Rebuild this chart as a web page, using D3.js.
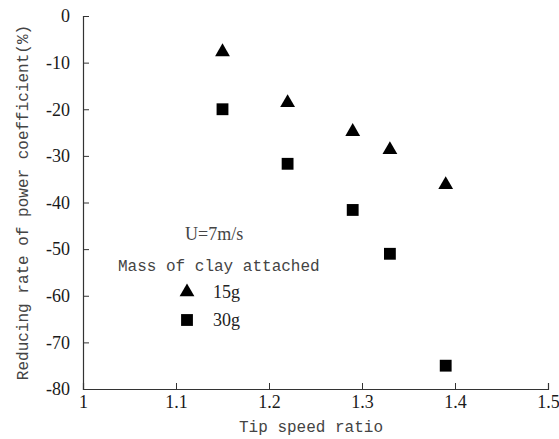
<!DOCTYPE html>
<html>
<head>
<meta charset="utf-8">
<script src="https://cdn.jsdelivr.net/npm/d3@7"></script>
<style>
  html, body { margin: 0; padding: 0; background: #fff; }
  svg { display: block; }
</style>
</head>
<body>
<div id="chart"></div>
<script>
// Tip speed ratio at which each measurement was taken
const tipSpeedRatio = [1.15, 1.22, 1.29, 1.33, 1.39];
// Reducing rate of power coefficient (%) for each clay mass
const clay15g = [-7.7, -18.6, -24.8, -28.7, -36.2];
const clay30g = [-20.0, -31.7, -41.6, -51.0, -75.0];
const xTicks = [1, 1.1, 1.2, 1.3, 1.4, 1.5];
const yTicks = [0, -10, -20, -30, -40, -50, -60, -70, -80];
const seriesNames = ["15g", "30g"];

const W = 559, H = 439;
const margin = { left: 83, right: 11, top: 16, bottom: 50 };

const SERIF = "Liberation Serif, serif";
const MONO = "Liberation Mono, monospace";

const svg = d3.select("#chart").append("svg")
  .attr("width", W).attr("height", H);

const x = d3.scaleLinear().domain([1, 1.5]).range([margin.left, W - margin.right]);
const y = d3.scaleLinear().domain([-80, 0]).range([H - margin.bottom, margin.top]);

// Axes with inward ticks
const xAxis = svg.append("g")
  .attr("transform", `translate(0,${y(-80)})`)
  .call(d3.axisBottom(x).tickValues(xTicks).tickSize(-6).tickPadding(14)
        .tickFormat(d3.format("")));
const yAxis = svg.append("g")
  .attr("transform", `translate(${x(1)},0)`)
  .call(d3.axisLeft(y).tickValues(yTicks).tickSize(-6).tickPadding(13)
        .tickFormat(d => d === 0 ? "0" : "-" + Math.abs(d)));

[xAxis, yAxis].forEach(g => {
  g.style("font-family", SERIF).style("font-size", "18px");
  g.select(".domain").attr("stroke", "#333").attr("stroke-width", 1.2);
  g.selectAll(".tick line").attr("stroke", "#333").attr("stroke-width", 1);
  g.selectAll(".tick text")
    .style("font-family", SERIF).style("font-size", "18px").attr("fill", "#1a1a1a");
});
xAxis.selectAll(".tick text").attr("dy", "0.3em");

// Markers
const tri = d3.symbol().type(d3.symbolTriangle).size(95);
const sq = d3.symbol().type(d3.symbolSquare).size(140);

svg.append("g").selectAll("path")
  .data(tipSpeedRatio.map((r, i) => [r, clay15g[i]]))
  .join("path")
  .attr("d", tri)
  .attr("transform", d => `translate(${x(d[0])},${y(d[1])})`)
  .attr("fill", "#000");

svg.append("g").selectAll("path")
  .data(tipSpeedRatio.map((r, i) => [r, clay30g[i]]))
  .join("path")
  .attr("d", sq)
  .attr("transform", d => `translate(${x(d[0])},${y(d[1])})`)
  .attr("fill", "#000");

// Axis titles
svg.append("text")
  .attr("x", 311).attr("y", 432)
  .attr("text-anchor", "middle")
  .style("font-family", MONO).style("font-size", "16px").attr("fill", "#444")
  .text("Tip speed ratio");

svg.append("text")
  .attr("transform", `translate(28,${y(-40)}) rotate(-90)`)
  .attr("text-anchor", "middle")
  .style("font-family", MONO).style("font-size", "16px").attr("fill", "#444")
  .text("Reducing rate of power coefficient(%)");

// Legend
const legend = svg.append("g");
legend.append("text")
  .attr("x", 185).attr("y", 240)
  .style("font-family", SERIF).style("font-size", "18px").attr("fill", "#444")
  .text("U=7m/s");
legend.append("text")
  .attr("x", 118).attr("y", 271)
  .style("font-family", MONO).style("font-size", "16px").attr("fill", "#444")
  .text("Mass of clay attached");

const legendRows = [
  { name: seriesNames[0], sym: tri, cy: 292 },
  { name: seriesNames[1], sym: sq, cy: 320 }
];
legendRows.forEach(r => {
  legend.append("path").attr("d", r.sym)
    .attr("transform", `translate(187,${r.cy})`).attr("fill", "#000");
  legend.append("text")
    .attr("x", 213).attr("y", r.cy + 6)
    .style("font-family", SERIF).style("font-size", "18px").attr("fill", "#222")
    .text(r.name);
});
</script>
</body>
</html>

::::

> **Problem to work on**
Leaving the pictures aside, transcribe the entire listing exactly.

> **Exercise solution**
Rebuild this chart as a web page, using D3.js.
<!DOCTYPE html>
<html>
<head>
<meta charset="utf-8">
<script src="https://cdn.jsdelivr.net/npm/d3@7"></script>
<style>
  html, body { margin: 0; padding: 0; background: #fff; }
  svg { display: block; }
</style>
</head>
<body>
<div id="chart"></div>
<script>
// Tip speed ratio at which each measurement was taken
const tipSpeedRatio = [1.15, 1.22, 1.29, 1.33, 1.39];
// Reducing rate of power coefficient (%) for each clay mass
const clay15g = [-7.7, -18.6, -24.8, -28.7, -36.2];
const clay30g = [-20.0, -31.7, -41.6, -51.0, -75.0];
const xTicks = [1, 1.1, 1.2, 1.3, 1.4, 1.5];
const yTicks = [0, -10, -20, -30, -40, -50, -60, -70, -80];
const seriesNames = ["15g", "30g"];

const W = 559, H = 439;
const margin = { left: 83, right: 11, top: 16, bottom: 50 };

const SERIF = "Liberation Serif, serif";
const MONO = "Liberation Mono, monospace";

const svg = d3.select("#chart").append("svg")
  .attr("width", W).attr("height", H);

const x = d3.scaleLinear().domain([1, 1.5]).range([margin.left, W - margin.right]);
const y = d3.scaleLinear().domain([-80, 0]).range([H - margin.bottom, margin.top]);

// Axes with inward ticks
const xAxis = svg.append("g")
  .attr("transform", `translate(0,${y(-80)})`)
  .call(d3.axisBottom(x).tickValues(xTicks).tickSize(-6).tickPadding(14)
        .tickFormat(d3.format("")));
const yAxis = svg.append("g")
  .attr("transform", `translate(${x(1)},0)`)
  .call(d3.axisLeft(y).tickValues(yTicks).tickSize(-6).tickPadding(13)
        .tickFormat(d => d === 0 ? "0" : "-" + Math.abs(d)));

[xAxis, yAxis].forEach(g => {
  g.style("font-family", SERIF).style("font-size", "18px");
  g.select(".domain").attr("stroke", "#333").attr("stroke-width", 1.2);
  g.selectAll(".tick line").attr("stroke", "#333").attr("stroke-width", 1);
  g.selectAll(".tick text")
    .style("font-family", SERIF).style("font-size", "18px").attr("fill", "#1a1a1a");
});
xAxis.selectAll(".tick text").attr("dy", "0.3em");

// Markers
const tri = d3.symbol().type(d3.symbolTriangle).size(95);
const sq = d3.symbol().type(d3.symbolSquare).size(140);

svg.append("g").selectAll("path")
  .data(tipSpeedRatio.map((r, i) => [r, clay15g[i]]))
  .join("path")
  .attr("d", tri)
  .attr("transform", d => `translate(${x(d[0])},${y(d[1])})`)
  .attr("fill", "#000");

svg.append("g").selectAll("path")
  .data(tipSpeedRatio.map((r, i) => [r, clay30g[i]]))
  .join("path")
  .attr("d", sq)
  .attr("transform", d => `translate(${x(d[0])},${y(d[1])})`)
  .attr("fill", "#000");

// Axis titles
svg.append("text")
  .attr("x", 311).attr("y", 432)
  .attr("text-anchor", "middle")
  .style("font-family", MONO).style("font-size", "16px").attr("fill", "#444")
  .text("Tip speed ratio");

svg.append("text")
  .attr("transform", `translate(28,${y(-40)}) rotate(-90)`)
  .attr("text-anchor", "middle")
  .style("font-family", MONO).style("font-size", "16px").attr("fill", "#444")
  .text("Reducing rate of power coefficient(%)");

// Legend
const legend = svg.append("g");
legend.append("text")
  .attr("x", 185).attr("y", 240)
  .style("font-family", SERIF).style("font-size", "18px").attr("fill", "#444")
  .text("U=7m/s");
legend.append("text")
  .attr("x", 118).attr("y", 271)
  .style("font-family", MONO).style("font-size", "16px").attr("fill", "#444")
  .text("Mass of clay attached");

const legendRows = [
  { name: seriesNames[0], sym: tri, cy: 292 },
  { name: seriesNames[1], sym: sq, cy: 320 }
];
legendRows.forEach(r => {
  legend.append("path").attr("d", r.sym)
    .attr("transform", `translate(187,${r.cy})`).attr("fill", "#000");
  legend.append("text")
    .attr("x", 213).attr("y", r.cy + 6)
    .style("font-family", SERIF).style("font-size", "18px").attr("fill", "#222")
    .text(r.name);
});
</script>
</body>
</html>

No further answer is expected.